Il était aussi un partenaire exigeant mais fidèle. "Je crois que ce qui lui a plu en nous c'est notre fraîcheur. On ne correspond pas vraiment aux standards du reggae jamaïcain. Nous sommes blancs, nous n'avons pas de dreads. Cela nous a valu d'ailleurs pas mal de critiques et de jalousies. C'est notre côté blues rock qui lui a plu. On lui a apporté quelque chose d'autre. Il disait de nous qu'on était sa French Connection. Moi qui me déhanche sur scène, il m'appelait le Bouncing Boy. Me demande même s'il connaissait mon prénom." Thibault ne le saura jamais.
Il disait de nous qu'on était sa French Connection.
Sébastien sait seulement qu'entre eux et Lee, la connexion était électrique. "C'est comme si ses mots, sa spiritualité vous submergeaient. Moi avec ma guitare, je me glissais entre ses phrases, il improvisait beaucoup, on s'adaptait. On était en osmose. Il nous a tant appris, on ne l'oubliera jamais. C'était notre papa, notre papi. Le nôtre, celui du reggae et de toute cette grande famille."
Un ami
Les musiciens d'ERM sont allés à plusieurs reprises chez Lee. En Suisse. A Einsiedeln. "Une maison gigantesque, peinturlurée de partout. Lee dessinait partout où il passait. Sur les caravanes de tournée, sur les murs. Il fallait de la couleur tout le temps. On s'est bien fait pourrir à cause de ça ..."
Au milieu des prairies vertes avec vue sur les neiges éternelles, Lee habite avec Mireille, sa femme. Une suisse sulfureuse. "Elle nous accueillait toujours avec plaisir. On faisait presque partie de la famille. Elle l'appelait mon Lee Lee Pute" Mireille, ancienne dominatrice et patronne de maison close, a le sens de l'humour.
La dernière fois que nos garçons ont retrouvé ce joyeux bordel c'était au printemps 2020. Olivier chuchote presque. "J'appelais souvent Mireille pour prendre de leurs nouvelles. Elle me disait : il s'ennuie, il déprime; il reste dans son lit toute la journée. On a pas hésité une seule seconde, on a pris la voiture. On y est allé." Lee retrouve des couleurs. Face au silence des alpages, ils composent un nouvel album, fait maison. Le dernier.
Nous avons fait le dernier album de Lee Scratch Perry. Ce sera un album posthume, j'ai encore du mal à le croire.

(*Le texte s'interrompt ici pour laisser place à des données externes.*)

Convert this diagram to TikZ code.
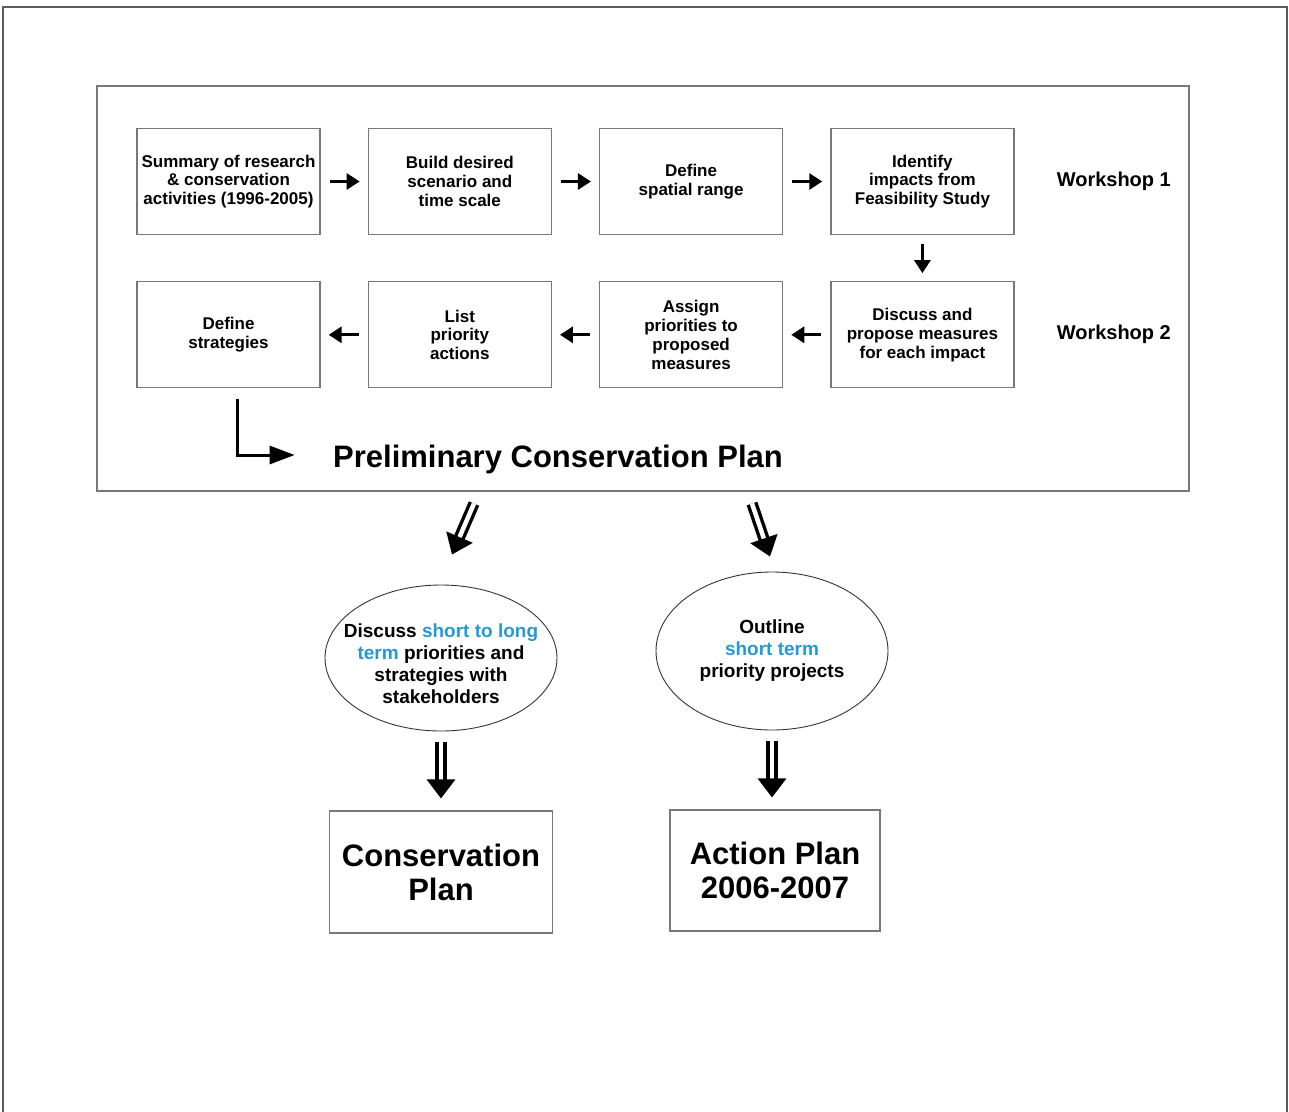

"Nous avons fait le dernier album de Lee Scratch Perry. Ce sera un album posthume, j'ai encore du mal à le croire. Il se réjouissait tellement de partir en tournée avec nous en novembre, il trépignait d'impatience. Il était le chaud le papi. Qui l'eut cru ? Nous on se voyait travailler avec lui trois ou quatre ans encore." Le groupe doit dorénavant consulter la famille de Lee sur que faire de cet héritage musical. Une certitude, s'il voit le jour, il s'appellera Heaven.
Un lourd héritage
La dernière fois qu'Olivier a vu Lee c'était en novembre. "Il était malade mais comme tous les vieux le sont. Il m'a paru en forme. Egal à lui-même. Il est venu chez moi à Strasbourg, il a béni ma table de mixage. On s'est dit au-revoir, à bientôt."
Il est venu chez moi à Strasbourg, il a béni ma table de mixage. On s'est dit au-revoir, à bientôt
Un au-revoir qui sera un adieu. "Lundi, on s'est tous retrouvés pour Lee. On a fait brûler un régime de bananes avec de l'encens. On ne pouvait pas le laisser partir comme ça." Difficile pour le groupe désormais de se projeter. La disparition de Lee leur a coupé les cordes. "Nous maintenant, ce que nous souhaitons c'est faire perdurer son héritage, celui d'un reggae originel, le early roots. Des chansons qui célèbrent l'amour. Le reggae d'aujourd'hui est trop agressif, homophobe parfois, violent. Pas cool. On n'aime pas ça. Il ne l'aimait pas non plus."
Nous maintenant, ce que nous souhaitons c'est faire perdurer son héritage, celui d'un reggae originel, le early roots.
Les temps ont changé. Thibaut est surveillant dans un collège pour compléter ses fins de mois. Olivier a remplacé les joints par le CBD. Lee Scratch Perry est mort. "On va continuer à bosser ensemble c'est certain. Nous avons des projets avec d'autres légendes du reggae comme Rasa Abraham, le chanteur des Slickers. Il connaissait lui aussi Lee. C'est un petit jeune, il a 64 ans."
Nous nous quittons là sur la promesse de deux albums et de lendemains chantants. Jetant une dernière fois les yeux au ciel par cette belle matinée ensoleillée. Heaven.